> **Your task**
Pictures stay out. Extract the lines below from the first one through the line with "const yMinor = [0.15, 0.25, 0.35, 0.45, 0.55];", both included.
** begin Recorded information **
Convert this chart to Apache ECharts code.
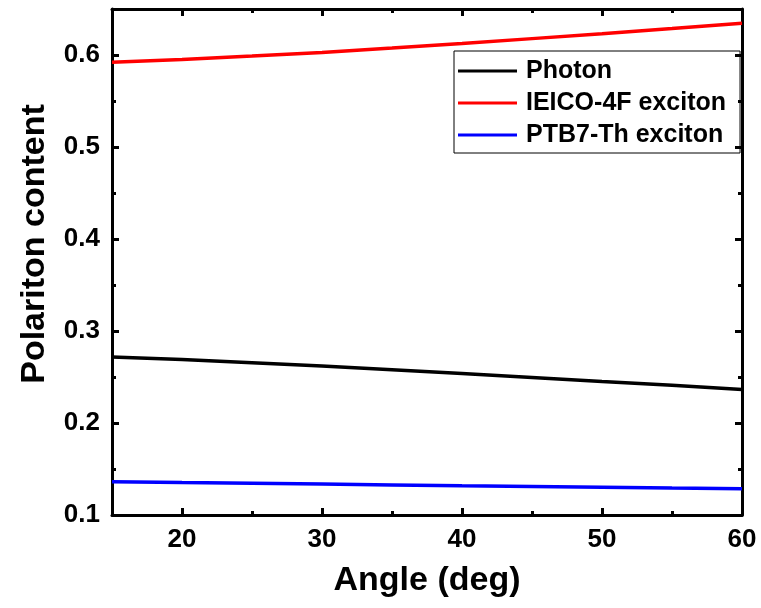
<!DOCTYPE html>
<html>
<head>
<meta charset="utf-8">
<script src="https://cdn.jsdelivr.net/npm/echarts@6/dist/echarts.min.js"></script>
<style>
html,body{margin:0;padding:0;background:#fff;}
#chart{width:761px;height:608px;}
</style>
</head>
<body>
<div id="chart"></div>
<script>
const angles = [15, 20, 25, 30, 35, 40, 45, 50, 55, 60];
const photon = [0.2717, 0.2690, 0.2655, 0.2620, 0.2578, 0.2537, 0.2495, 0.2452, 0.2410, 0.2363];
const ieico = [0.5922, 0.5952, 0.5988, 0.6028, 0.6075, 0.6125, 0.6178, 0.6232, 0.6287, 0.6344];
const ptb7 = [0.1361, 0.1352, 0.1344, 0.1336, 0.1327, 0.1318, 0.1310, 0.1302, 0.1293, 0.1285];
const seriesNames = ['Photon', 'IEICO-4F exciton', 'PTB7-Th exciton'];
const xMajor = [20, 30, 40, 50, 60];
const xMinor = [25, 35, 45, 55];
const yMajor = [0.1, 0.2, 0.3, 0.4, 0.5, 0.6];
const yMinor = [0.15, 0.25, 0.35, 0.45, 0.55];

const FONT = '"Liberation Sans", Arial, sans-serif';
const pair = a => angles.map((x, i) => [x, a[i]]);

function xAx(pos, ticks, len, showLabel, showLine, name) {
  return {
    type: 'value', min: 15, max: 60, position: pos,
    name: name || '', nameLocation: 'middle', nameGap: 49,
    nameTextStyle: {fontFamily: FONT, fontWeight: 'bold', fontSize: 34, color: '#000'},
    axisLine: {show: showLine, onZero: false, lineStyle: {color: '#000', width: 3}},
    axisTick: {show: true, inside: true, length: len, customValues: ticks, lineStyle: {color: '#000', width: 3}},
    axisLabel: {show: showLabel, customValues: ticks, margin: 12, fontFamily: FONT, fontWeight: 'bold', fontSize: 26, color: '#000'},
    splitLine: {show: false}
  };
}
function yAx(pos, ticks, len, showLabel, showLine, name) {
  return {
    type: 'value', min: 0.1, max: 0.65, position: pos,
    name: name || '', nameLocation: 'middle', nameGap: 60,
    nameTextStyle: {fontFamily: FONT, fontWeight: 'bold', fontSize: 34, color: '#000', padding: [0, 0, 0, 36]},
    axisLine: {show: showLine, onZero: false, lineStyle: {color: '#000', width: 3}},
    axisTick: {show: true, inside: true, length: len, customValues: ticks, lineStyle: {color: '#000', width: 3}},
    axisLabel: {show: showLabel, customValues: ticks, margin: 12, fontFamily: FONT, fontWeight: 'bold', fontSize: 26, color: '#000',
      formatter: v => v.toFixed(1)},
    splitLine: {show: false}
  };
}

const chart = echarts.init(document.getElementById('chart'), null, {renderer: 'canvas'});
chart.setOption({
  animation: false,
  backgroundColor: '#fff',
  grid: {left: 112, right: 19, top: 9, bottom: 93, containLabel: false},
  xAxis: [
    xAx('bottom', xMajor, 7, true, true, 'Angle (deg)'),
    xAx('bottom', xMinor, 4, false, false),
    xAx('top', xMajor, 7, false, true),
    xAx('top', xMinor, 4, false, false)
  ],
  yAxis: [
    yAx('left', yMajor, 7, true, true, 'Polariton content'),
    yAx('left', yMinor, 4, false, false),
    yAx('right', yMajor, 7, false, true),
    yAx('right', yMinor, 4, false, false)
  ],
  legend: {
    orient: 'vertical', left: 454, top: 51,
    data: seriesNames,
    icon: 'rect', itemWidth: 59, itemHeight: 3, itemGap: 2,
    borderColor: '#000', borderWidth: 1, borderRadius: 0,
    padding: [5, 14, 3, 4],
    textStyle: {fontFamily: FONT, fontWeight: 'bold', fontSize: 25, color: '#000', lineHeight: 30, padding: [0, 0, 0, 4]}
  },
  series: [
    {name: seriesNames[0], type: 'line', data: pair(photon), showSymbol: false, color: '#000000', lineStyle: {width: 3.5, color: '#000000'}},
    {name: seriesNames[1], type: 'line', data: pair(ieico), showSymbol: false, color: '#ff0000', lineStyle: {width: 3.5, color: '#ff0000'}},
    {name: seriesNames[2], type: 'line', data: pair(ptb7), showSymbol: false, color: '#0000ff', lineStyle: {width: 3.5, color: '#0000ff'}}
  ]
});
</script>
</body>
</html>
** end Recorded information **
> **Exercise answer**
Convert this chart to Apache ECharts code.
<!DOCTYPE html>
<html>
<head>
<meta charset="utf-8">
<script src="https://cdn.jsdelivr.net/npm/echarts@6/dist/echarts.min.js"></script>
<style>
html,body{margin:0;padding:0;background:#fff;}
#chart{width:761px;height:608px;}
</style>
</head>
<body>
<div id="chart"></div>
<script>
const angles = [15, 20, 25, 30, 35, 40, 45, 50, 55, 60];
const photon = [0.2717, 0.2690, 0.2655, 0.2620, 0.2578, 0.2537, 0.2495, 0.2452, 0.2410, 0.2363];
const ieico = [0.5922, 0.5952, 0.5988, 0.6028, 0.6075, 0.6125, 0.6178, 0.6232, 0.6287, 0.6344];
const ptb7 = [0.1361, 0.1352, 0.1344, 0.1336, 0.1327, 0.1318, 0.1310, 0.1302, 0.1293, 0.1285];
const seriesNames = ['Photon', 'IEICO-4F exciton', 'PTB7-Th exciton'];
const xMajor = [20, 30, 40, 50, 60];
const xMinor = [25, 35, 45, 55];
const yMajor = [0.1, 0.2, 0.3, 0.4, 0.5, 0.6];
const yMinor = [0.15, 0.25, 0.35, 0.45, 0.55];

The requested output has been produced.